**Problem**
Restate exactly the lines that run from the start of the records below to the line containing "29.8, 22.0, 14.2]", counting both ends, and nothing else; pictures stay out.

[Entries with chart source code]
▬▬▬▬▬▬▬▬▬▬

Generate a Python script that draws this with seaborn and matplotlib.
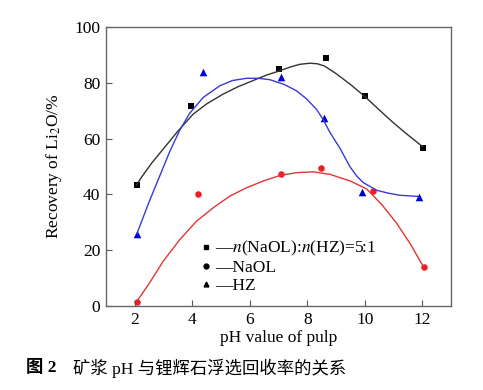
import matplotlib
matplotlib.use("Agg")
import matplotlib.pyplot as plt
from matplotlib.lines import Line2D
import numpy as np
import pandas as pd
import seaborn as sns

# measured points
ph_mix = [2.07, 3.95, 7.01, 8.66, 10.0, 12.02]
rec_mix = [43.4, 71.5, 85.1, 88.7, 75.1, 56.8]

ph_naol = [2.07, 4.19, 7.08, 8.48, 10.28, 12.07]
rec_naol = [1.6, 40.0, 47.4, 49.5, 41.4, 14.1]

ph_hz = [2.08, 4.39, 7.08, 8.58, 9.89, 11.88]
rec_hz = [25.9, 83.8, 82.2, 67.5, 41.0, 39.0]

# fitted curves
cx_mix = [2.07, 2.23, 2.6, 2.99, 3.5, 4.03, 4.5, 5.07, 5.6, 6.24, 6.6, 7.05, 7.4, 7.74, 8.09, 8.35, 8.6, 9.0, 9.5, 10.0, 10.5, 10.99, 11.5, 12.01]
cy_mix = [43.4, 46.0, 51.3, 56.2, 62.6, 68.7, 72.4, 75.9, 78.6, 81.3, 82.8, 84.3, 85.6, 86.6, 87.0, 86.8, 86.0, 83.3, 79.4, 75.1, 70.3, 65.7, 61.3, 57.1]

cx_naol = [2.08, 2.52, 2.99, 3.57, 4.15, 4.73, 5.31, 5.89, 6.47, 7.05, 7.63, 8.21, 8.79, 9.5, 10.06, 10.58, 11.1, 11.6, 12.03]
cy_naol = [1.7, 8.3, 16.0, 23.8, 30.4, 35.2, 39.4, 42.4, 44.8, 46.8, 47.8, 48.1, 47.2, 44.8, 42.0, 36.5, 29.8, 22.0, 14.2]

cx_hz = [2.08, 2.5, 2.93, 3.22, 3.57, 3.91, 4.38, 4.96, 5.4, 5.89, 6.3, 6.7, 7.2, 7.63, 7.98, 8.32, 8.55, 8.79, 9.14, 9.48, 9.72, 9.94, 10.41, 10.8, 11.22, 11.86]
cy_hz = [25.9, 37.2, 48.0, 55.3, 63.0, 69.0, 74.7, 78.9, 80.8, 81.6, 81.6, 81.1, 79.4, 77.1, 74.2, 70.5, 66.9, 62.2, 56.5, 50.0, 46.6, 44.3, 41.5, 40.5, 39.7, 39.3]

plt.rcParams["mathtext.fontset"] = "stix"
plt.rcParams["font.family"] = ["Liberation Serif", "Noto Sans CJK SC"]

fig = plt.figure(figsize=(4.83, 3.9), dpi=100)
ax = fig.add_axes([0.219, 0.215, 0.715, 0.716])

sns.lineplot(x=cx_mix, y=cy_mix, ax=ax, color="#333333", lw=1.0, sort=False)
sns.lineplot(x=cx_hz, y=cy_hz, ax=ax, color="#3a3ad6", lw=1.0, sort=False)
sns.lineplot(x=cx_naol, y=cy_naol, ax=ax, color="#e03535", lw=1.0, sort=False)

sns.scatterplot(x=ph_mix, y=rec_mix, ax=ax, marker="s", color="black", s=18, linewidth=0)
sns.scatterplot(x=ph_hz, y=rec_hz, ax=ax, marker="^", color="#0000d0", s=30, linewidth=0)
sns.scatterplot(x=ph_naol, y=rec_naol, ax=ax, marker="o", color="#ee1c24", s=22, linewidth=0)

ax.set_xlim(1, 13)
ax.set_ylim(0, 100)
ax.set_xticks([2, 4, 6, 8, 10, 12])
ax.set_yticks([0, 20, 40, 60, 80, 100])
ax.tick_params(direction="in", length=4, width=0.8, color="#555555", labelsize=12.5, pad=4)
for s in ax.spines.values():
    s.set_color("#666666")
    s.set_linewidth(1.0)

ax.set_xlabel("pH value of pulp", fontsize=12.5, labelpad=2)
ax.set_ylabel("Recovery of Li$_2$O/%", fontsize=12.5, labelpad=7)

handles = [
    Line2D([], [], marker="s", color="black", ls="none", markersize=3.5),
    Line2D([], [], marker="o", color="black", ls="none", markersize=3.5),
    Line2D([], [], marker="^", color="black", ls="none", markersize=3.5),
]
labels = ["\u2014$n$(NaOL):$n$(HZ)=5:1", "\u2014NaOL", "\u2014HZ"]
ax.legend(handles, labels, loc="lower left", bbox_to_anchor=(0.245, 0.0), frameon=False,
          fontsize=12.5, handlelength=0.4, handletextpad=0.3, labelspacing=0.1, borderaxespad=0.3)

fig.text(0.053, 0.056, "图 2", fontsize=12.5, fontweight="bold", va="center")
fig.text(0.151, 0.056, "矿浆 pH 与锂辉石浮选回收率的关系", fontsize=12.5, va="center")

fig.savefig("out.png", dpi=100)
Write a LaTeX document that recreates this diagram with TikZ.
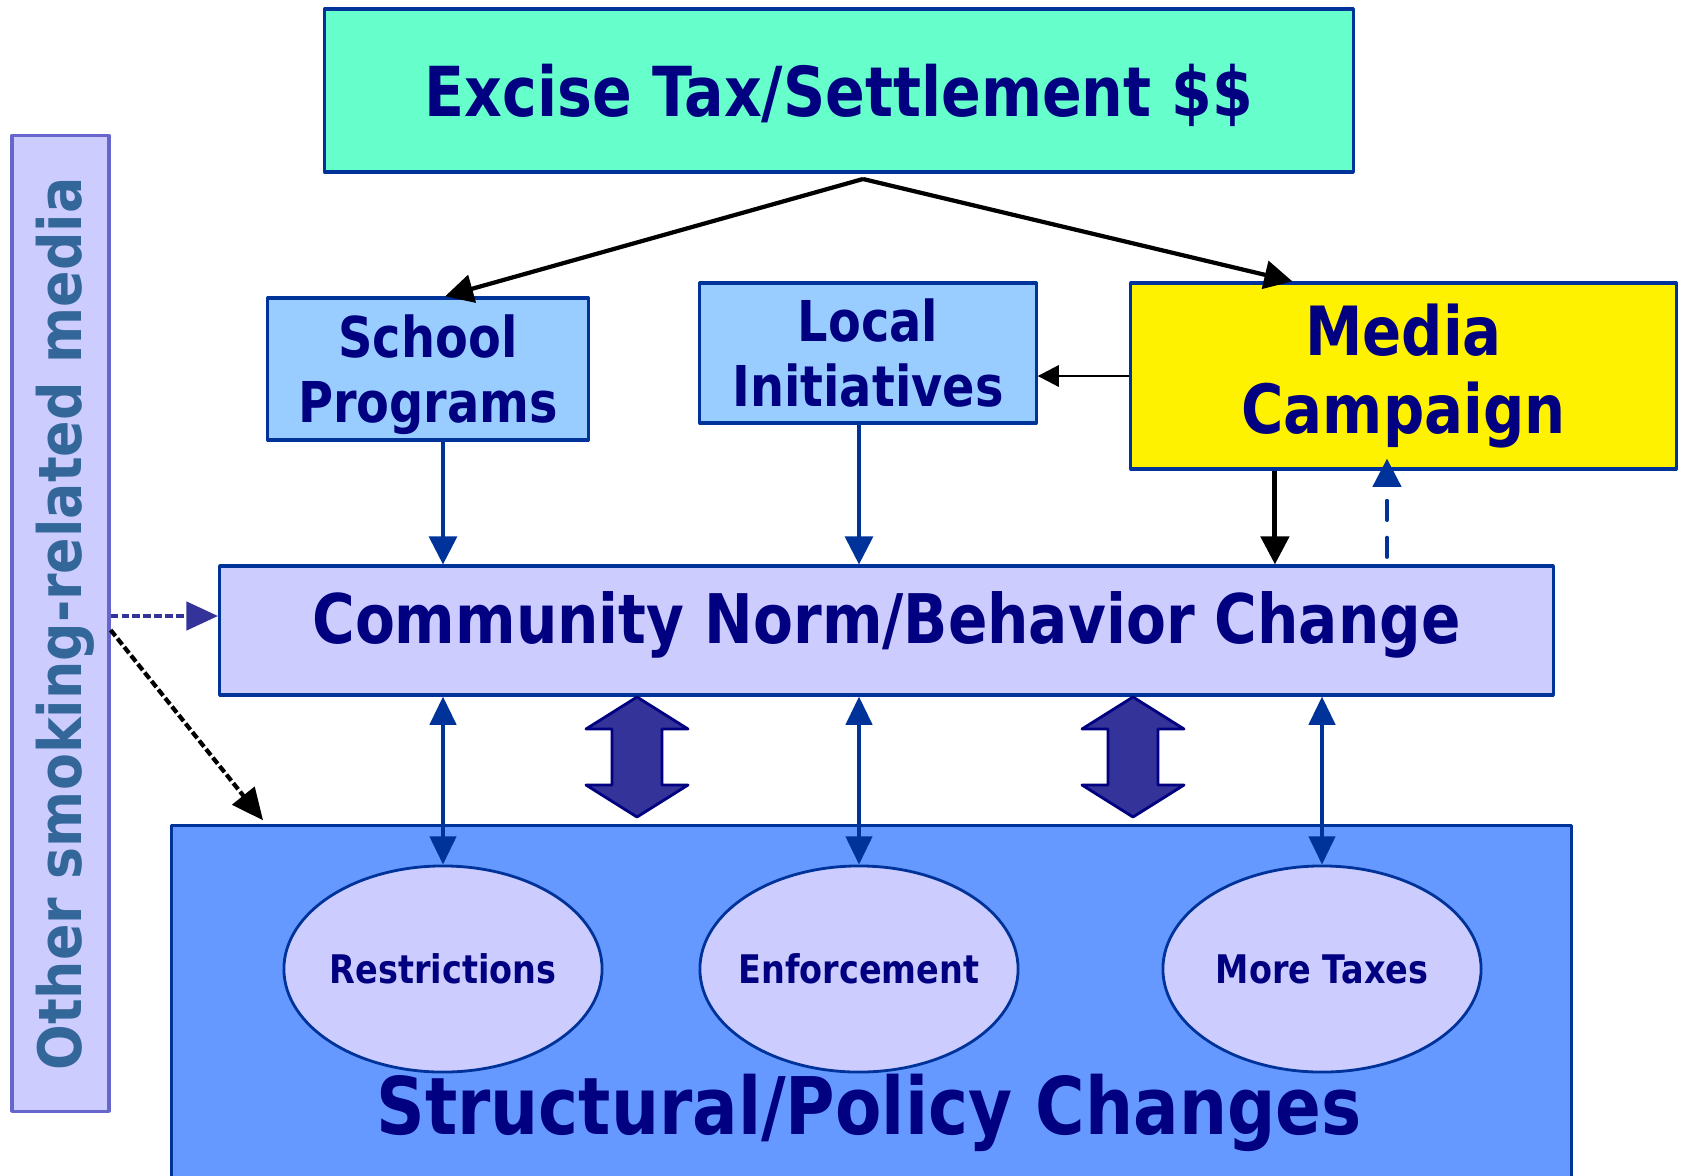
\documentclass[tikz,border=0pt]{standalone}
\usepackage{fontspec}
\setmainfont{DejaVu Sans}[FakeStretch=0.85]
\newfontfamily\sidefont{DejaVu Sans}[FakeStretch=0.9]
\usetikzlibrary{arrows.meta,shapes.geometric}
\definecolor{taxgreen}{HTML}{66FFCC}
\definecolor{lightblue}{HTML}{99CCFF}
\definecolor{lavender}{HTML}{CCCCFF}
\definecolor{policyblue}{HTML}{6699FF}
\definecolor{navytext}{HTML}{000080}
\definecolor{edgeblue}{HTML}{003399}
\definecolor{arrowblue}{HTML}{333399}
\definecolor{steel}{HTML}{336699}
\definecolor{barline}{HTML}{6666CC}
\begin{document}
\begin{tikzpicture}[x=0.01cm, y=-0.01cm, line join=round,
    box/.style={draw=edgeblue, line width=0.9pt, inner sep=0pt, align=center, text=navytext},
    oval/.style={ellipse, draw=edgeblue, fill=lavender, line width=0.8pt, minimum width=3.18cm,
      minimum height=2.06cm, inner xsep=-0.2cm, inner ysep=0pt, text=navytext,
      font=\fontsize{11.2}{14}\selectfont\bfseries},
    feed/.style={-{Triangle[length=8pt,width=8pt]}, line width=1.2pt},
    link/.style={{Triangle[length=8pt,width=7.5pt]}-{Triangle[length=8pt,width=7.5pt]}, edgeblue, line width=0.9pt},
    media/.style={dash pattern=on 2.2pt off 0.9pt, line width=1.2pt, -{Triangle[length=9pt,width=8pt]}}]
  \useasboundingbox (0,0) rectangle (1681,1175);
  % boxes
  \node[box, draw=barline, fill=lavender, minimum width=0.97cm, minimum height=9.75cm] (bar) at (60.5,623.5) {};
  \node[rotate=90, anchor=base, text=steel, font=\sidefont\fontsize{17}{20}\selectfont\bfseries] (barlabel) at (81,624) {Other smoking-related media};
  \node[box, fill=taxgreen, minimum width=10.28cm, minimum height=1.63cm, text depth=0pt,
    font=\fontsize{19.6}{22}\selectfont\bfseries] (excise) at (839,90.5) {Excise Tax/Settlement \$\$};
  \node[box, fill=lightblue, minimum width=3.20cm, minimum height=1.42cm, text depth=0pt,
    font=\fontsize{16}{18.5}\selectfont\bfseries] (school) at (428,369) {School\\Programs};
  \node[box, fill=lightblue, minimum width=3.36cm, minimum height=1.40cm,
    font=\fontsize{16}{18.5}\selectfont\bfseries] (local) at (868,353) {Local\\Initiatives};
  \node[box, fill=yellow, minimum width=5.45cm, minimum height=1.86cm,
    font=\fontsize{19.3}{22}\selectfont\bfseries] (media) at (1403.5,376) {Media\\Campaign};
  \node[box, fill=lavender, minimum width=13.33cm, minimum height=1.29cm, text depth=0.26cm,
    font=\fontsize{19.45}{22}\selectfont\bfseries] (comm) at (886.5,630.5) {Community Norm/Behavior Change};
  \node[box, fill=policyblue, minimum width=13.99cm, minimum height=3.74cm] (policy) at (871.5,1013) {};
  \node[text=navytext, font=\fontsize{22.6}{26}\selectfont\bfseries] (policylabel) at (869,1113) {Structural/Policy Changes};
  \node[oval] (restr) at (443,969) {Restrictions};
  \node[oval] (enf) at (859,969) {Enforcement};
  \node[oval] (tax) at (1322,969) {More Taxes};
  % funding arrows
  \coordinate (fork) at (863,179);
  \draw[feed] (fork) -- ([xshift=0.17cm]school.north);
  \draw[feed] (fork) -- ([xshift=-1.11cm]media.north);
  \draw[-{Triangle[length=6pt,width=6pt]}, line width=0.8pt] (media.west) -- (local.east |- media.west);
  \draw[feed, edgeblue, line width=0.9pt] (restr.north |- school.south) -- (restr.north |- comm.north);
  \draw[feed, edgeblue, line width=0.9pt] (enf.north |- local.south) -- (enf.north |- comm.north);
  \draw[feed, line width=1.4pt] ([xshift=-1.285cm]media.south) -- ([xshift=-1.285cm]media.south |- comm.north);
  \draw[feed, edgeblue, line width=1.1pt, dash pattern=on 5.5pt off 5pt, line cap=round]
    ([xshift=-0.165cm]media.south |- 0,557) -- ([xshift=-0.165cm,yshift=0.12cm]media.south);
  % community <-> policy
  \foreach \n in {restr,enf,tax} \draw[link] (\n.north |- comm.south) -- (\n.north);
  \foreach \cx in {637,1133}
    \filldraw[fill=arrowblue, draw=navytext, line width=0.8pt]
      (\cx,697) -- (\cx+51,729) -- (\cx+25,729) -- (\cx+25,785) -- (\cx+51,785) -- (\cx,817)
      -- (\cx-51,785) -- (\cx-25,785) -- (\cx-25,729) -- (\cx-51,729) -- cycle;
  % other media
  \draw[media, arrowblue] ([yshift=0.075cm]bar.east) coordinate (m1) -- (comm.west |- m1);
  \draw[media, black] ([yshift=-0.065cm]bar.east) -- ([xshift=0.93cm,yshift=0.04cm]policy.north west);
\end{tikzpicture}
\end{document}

▬▬▬▬▬▬▬▬▬▬

**Written reply**
Generate a Python script that draws this with seaborn and matplotlib.
import matplotlib
matplotlib.use("Agg")
import matplotlib.pyplot as plt
from matplotlib.lines import Line2D
import numpy as np
import pandas as pd
import seaborn as sns

# measured points
ph_mix = [2.07, 3.95, 7.01, 8.66, 10.0, 12.02]
rec_mix = [43.4, 71.5, 85.1, 88.7, 75.1, 56.8]

ph_naol = [2.07, 4.19, 7.08, 8.48, 10.28, 12.07]
rec_naol = [1.6, 40.0, 47.4, 49.5, 41.4, 14.1]

ph_hz = [2.08, 4.39, 7.08, 8.58, 9.89, 11.88]
rec_hz = [25.9, 83.8, 82.2, 67.5, 41.0, 39.0]

# fitted curves
cx_mix = [2.07, 2.23, 2.6, 2.99, 3.5, 4.03, 4.5, 5.07, 5.6, 6.24, 6.6, 7.05, 7.4, 7.74, 8.09, 8.35, 8.6, 9.0, 9.5, 10.0, 10.5, 10.99, 11.5, 12.01]
cy_mix = [43.4, 46.0, 51.3, 56.2, 62.6, 68.7, 72.4, 75.9, 78.6, 81.3, 82.8, 84.3, 85.6, 86.6, 87.0, 86.8, 86.0, 83.3, 79.4, 75.1, 70.3, 65.7, 61.3, 57.1]

cx_naol = [2.08, 2.52, 2.99, 3.57, 4.15, 4.73, 5.31, 5.89, 6.47, 7.05, 7.63, 8.21, 8.79, 9.5, 10.06, 10.58, 11.1, 11.6, 12.03]
cy_naol = [1.7, 8.3, 16.0, 23.8, 30.4, 35.2, 39.4, 42.4, 44.8, 46.8, 47.8, 48.1, 47.2, 44.8, 42.0, 36.5, 29.8, 22.0, 14.2]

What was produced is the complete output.